The best part about living in a high-tech era is that you can go just about anywhere you want and still be connected to the rest of the world and all of its immense information.
Wi-Fi enabled mobile devices and other equipment makes this possible. Now, the railway system in the UK is finally catching up to this fundamental necessity.
Free Wi-Fi is coming to a train near you, according to a recent announcement by British Prime Minister David Cameron.
Railway passengers throughout Wales and England have complained about the lack of Wi-Fi availability while traveling—especially those who need to stay connected for professional reasons.
Cameron claims the new implementation will be beneficial for commuters who need access to the Internet.
"I am pleased to announce plans that will see the rollout of free Wi-Fi on trains across the United Kingdom from 2017," Cameron told MPs in the Commons. "The government will invest nearly £50m to ensure that rail passengers are better connected."
As digital infrastructure continues to progress, so does self-employment.
Free Wi-Fi and hotspots are nothing new when it comes to local cafés or fast food restaurants.
Many independent workers like to stay on the move, so they often take advantage of locations that provide free Wi-Fi.
Now that freelancing is becoming a rising trend, it’s time for the transportation industry to hop onboard the digital train.
The Department for Transport will help to fund the operation, which will be made accessible for passengers commuting via TSGN, Southeastern, Chiltern and Arriva Trains Wales.
Investment has been left to the responsibility of the railroad industry operators.
According to a report by The Telegraph, "the investment will be funded from fines imposed by the Office of Rail Regulation on Network Rail in July 2014 for the late running of services."
Railway Minister Claire Perry believes Wi-Fi is the start of a "long-term economic plan" that will improve the railway system as a whole.
However, not only will this new investment benefit growing developments within the railway industry, but it will also work in favour of businessmen and women who have on-the-go work assignments.

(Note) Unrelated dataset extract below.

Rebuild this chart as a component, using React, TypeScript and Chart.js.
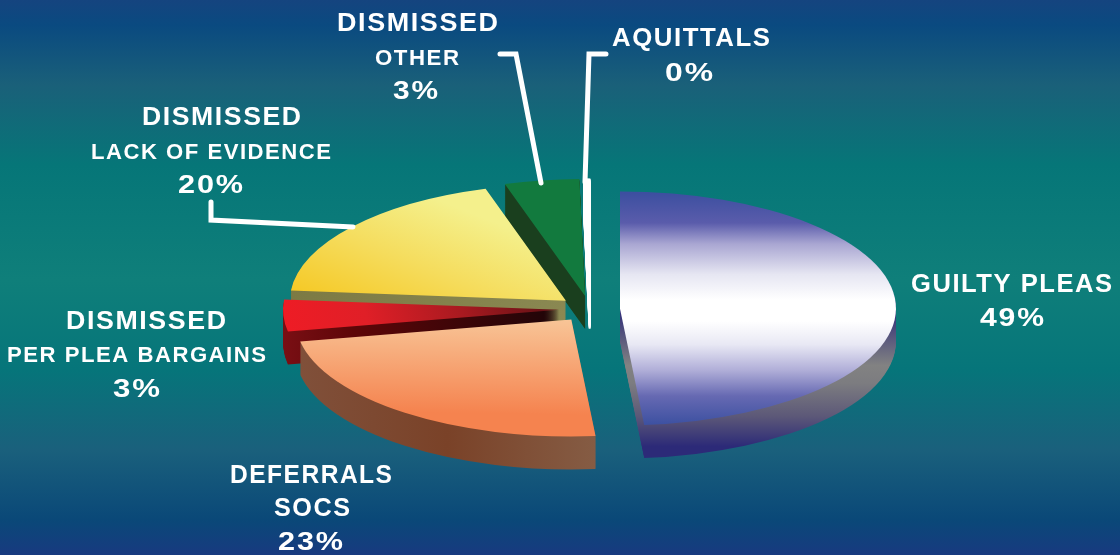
import React, { useEffect, useRef } from "react";
import { Chart, registerables } from "chart.js";

Chart.register(...registerables);

const categories = ["GUILTY PLEAS", "DEFERRALS SOCS", "DISMISSED PER PLEA BARGAINS", "DISMISSED LACK OF EVIDENCE", "DISMISSED OTHER", "AQUITTALS"];
const printedPercent = ["49%", "23%", "3%", "20%", "3%", "0%"];
// Share of the circle each slice really occupies in the picture
const sliceShares = [48.6, 23.4, 4.4, 18.9, 4.37, 0.33];

const W = 1120, H = 555;
const SQUASH = 0.424, DEPTH = 33, RADIUS = 276;
const PAINT_ORDER = [4, 5, 3, 2, 1, 0];
const EXPLODE = [30, 31, 31, 31, 31, 31];

type Stops = [number, string][];
type G = { from: [number, number]; to: [number, number]; stops: Stops };

const TOPS: G[] = [
  { from: [0, -116], to: [0, 118], stops: [[0, "#3c4fa0"], [0.13, "#5a5cab"], [0.22, "#a9a6d2"], [0.35, "#e6e6f2"], [0.46, "#ffffff"], [0.55, "#ffffff"], [0.65, "#e8e8f4"], [0.76, "#b0aed8"], [0.87, "#6669b2"], [1, "#3a4fa0"]] },
  { from: [0, 0], to: [-8, 95], stops: [[0, "#f8c597"], [1, "#f5834f"]] },
  { from: [-276, 10], to: [0, 0], stops: [[0, "#ee1c25"], [0.3, "#e01f27"], [0.65, "#a81a20"], [1, "#5e1014"]] },
  { from: [-275, -10], to: [-100, -90], stops: [[0, "#f5c926"], [0.5, "#f5dc5c"], [1, "#f4f08c"]] },
  { from: [0, 0], to: [0, -100], stops: [[0, "#127a3e"], [1, "#127a3e"]] },
  { from: [0, 0], to: [0, -100], stops: [[0, "#ffffff"], [1, "#ffffff"]] },
];
const WALLS: G[] = [
  { from: [0, 0], to: [0, 150], stops: [[0, "#2c2a78"], [0.38, "#828282"], [0.5, "#7c7c80"], [0.72, "#5c5878"], [0.92, "#2c2a78"], [1, "#2c2a78"]] },
  { from: [-272, 0], to: [24, 0], stops: [[0, "#80503a"], [0.5, "#7a4228"], [1, "#855c44"]] },
  { from: [-276, 0], to: [0, 0], stops: [[0, "#7a0f14"], [0.25, "#5e0608"], [1, "#1e0508"]] },
  { from: [-275, 0], to: [0, 0], stops: [[0, "#7c7a44"], [1, "#8a8852"]] },
  { from: [0, 0], to: [0, 100], stops: [[0, "#1a3f1e"], [1, "#1a3f1e"]] },
  { from: [0, 0], to: [0, 100], stops: [[0, "#ffffff"], [1, "#ffffff"]] },
];

const BG: Stops = [[0, "#15447f"], [25, "#0a4a80"], [85, "#1a6079"], [165, "#067678"], [280, "#0f7f7a"], [370, "#06757a"], [450, "#1a607c"], [520, "#0a4878"], [555, "#183a80"]];

// text, left, baseline, font size, drawn width
const LABEL_LINES: [string, number, number, number, number][] = [
  ["DISMISSED", 337, 31, 25, 161],
  ["OTHER", 375, 65, 22, 84],
  [printedPercent[4], 393, 99, 25, 45],
  ["AQUITTALS", 612, 46, 25, 158],
  [printedPercent[5], 665, 81, 25, 48],
  ["DISMISSED", 142, 125, 25, 159],
  ["LACK OF EVIDENCE", 91, 159, 22, 240],
  [printedPercent[3], 178, 193, 25, 65],
  ["DISMISSED", 66, 329, 25, 160],
  ["PER PLEA BARGAINS", 7, 362, 22, 259],
  [printedPercent[2], 113, 397, 25, 47],
  ["DEFERRALS", 230, 483, 25, 162],
  ["SOCS", 274, 516, 25, 76],
  [printedPercent[1], 278, 550, 25, 65],
  ["GUILTY PLEAS", 911, 292, 25, 201],
  [printedPercent[0], 980, 326, 25, 64],
];
const LEADERS: [number, number][][] = [
  [[500, 54], [516, 54], [541, 183]],
  [[606, 54], [589, 54], [585, 182]],
  [[211, 202], [211, 220], [353, 227]],
];

const piePlugin = {
  id: "pie3d",
  beforeDraw(chart: any) {
    const ctx = chart.ctx;
    const g = ctx.createLinearGradient(0, 0, 0, H);
    BG.forEach(([y, c]) => g.addColorStop(y / H, c));
    ctx.fillStyle = g;
    ctx.fillRect(0, 0, W, H);
  },
  beforeDatasetsDraw(chart: any) {
    const ctx = chart.ctx;
    const arcs = chart.getDatasetMeta(0).data;
    const { x: cx, y: cy } = arcs[0];
    const paint = (arc: any, i: number, def: G, drop: number) => {
      const fill = ctx.createLinearGradient(
        cx + def.from[0], cy + (def.from[1] - drop) / SQUASH,
        cx + def.to[0], cy + (def.to[1] - drop) / SQUASH);
      def.stops.forEach(([p, c]) => fill.addColorStop(p, c));
      const saved = arc.options;
      arc.options = i === 5
        ? { ...saved, backgroundColor: fill, borderColor: "#ffffff", borderWidth: 2 }
        : { ...saved, backgroundColor: fill, borderWidth: 0 };
      const mid = (arc.startAngle + arc.endAngle) / 2;
      ctx.save();
      ctx.translate(cx, cy + drop);
      ctx.scale(1, SQUASH);
      ctx.translate(-cx + Math.cos(mid) * EXPLODE[i], -cy + Math.sin(mid) * EXPLODE[i]);
      arc.draw(ctx);
      ctx.restore();
      arc.options = saved;
    };
    PAINT_ORDER.forEach((i) => {
      for (let d = DEPTH; d >= 1; d--) paint(arcs[i], i, WALLS[i], d);
      paint(arcs[i], i, TOPS[i], 0);
    });
    return false;
  },
  afterDraw(chart: any) {
    const ctx = chart.ctx;
    ctx.save();
    ctx.strokeStyle = "#ffffff";
    ctx.lineWidth = 5;
    ctx.lineCap = "round";
    ctx.lineJoin = "miter";
    LEADERS.forEach((pts) => {
      ctx.beginPath();
      pts.forEach(([x, y], k) => (k ? ctx.lineTo(x, y) : ctx.moveTo(x, y)));
      ctx.stroke();
    });
    ctx.fillStyle = "#ffffff";
    ctx.textAlign = "left";
    ctx.textBaseline = "alphabetic";
    LABEL_LINES.forEach(([text, x, y, size, width]) => {
      ctx.font = `bold ${size}px "Liberation Sans", Arial, sans-serif`;
      (ctx as any).letterSpacing = "1.5px";
      const natural = ctx.measureText(text).width - 1.5;
      ctx.save();
      ctx.translate(x, y);
      ctx.scale(width / natural, 1);
      ctx.fillText(text, 0, 0);
      ctx.restore();
    });
    ctx.restore();
  },
};

export default function App() {
  const ref = useRef<HTMLCanvasElement>(null);
  useEffect(() => {
    const chart = new Chart(ref.current as HTMLCanvasElement, {
      type: "pie",
      data: {
        labels: categories,
        datasets: [{ data: sliceShares, borderWidth: 0, backgroundColor: "#888" }],
      },
      options: {
        animation: false,
        responsive: false,
        devicePixelRatio: 1,
        radius: RADIUS,
        events: [],
        layout: { padding: { left: 60, top: 63 } },
        plugins: { legend: { display: false }, tooltip: { enabled: false } },
      } as any,
      plugins: [piePlugin as any],
    });
    return () => chart.destroy();
  }, []);
  return (
    <div style={{ position: "absolute", left: 0, top: 0, width: W, height: H, overflow: "hidden" }}>
      <canvas ref={ref} width={W} height={H} style={{ display: "block" }} />
    </div>
  );
}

The Association of Independent Professionals and the Self-Employed (IPSE) has expressed their approval of Cameron’s initiative.
The organization has been working on reforms that would improve the connectivity of Britain’s independent workers.
Director of Policy and External Affairs Simon McVicker says because "independent professionals are always on the move, visiting both new and existing clients ... the current lack of Wi-Fi causes a huge loss in productivity."
The IPSE believes that investing in a digital economy will bring the nation up to speed with how fast the self-employment sector is growing.
Starting with the railway network will ensure that businesses and individuals are always connected while traveling from location to location.
Instead of using a satellite signal, Wi-Fi will be accessible through equipment placed on the tracks. Cameron has asked railroad operators to start working on financial deadlines and the installation of the new equipment as soon as possible.